March: Weaving Time
I struggle to find the beginning as I traipse around the middle, in the middle of movement what can truly be seen as clear?
It was blurring as it passed me by, it was glimpses I strained to keep.
I’ve been thinking about what I wanted to share for the month of March and I am somehow rattled at how fast February went. Just a few weeks ago was my birthday and somehow it feels a bit faint.
I’ve been rushing to get here. I’ve been pushing my body and my capacity more than I have in a while, all in an attempt to lean into discomfort and grow. And I have grown!
Mostly tired.
I am a blessed child of immigrants, physical labor is what fed me first, I have seen with my eyes and witnessed work done at its hardest. I am a child of fruit pickers, construction workers, restaurant cooks, business owners, and business thrivers.

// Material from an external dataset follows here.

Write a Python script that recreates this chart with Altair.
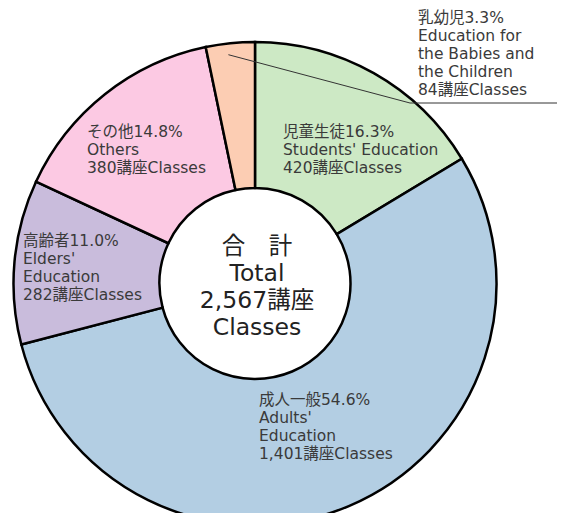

I am a child of privilege to not know the weight of physical labor at its most painful.
I can not be afraid of effort, I can not be afraid to fail.
I am not my parents, but I am my father’s daughter, I know I belong where I want to be. I am my mother’s daughter, I know I carry working hands.
So as I take this pause, as stillness fills my eyes with entire pictures and whole words. I let go of fear with the momentum of my moving, I let go of convincing myself that I need to become more of anything to be another.
I am made of sturdy fibers, I am here woven whole. With all that was done before me and all I have to still create. And that as I keep moving forward, whether fast or slow, I shed and let go of layers not made for me, fabrics not made for my taste.
I am tired, and rest is needed. But I am unafraid and sure that every recess brings more, with me at the loom nothing is scarce.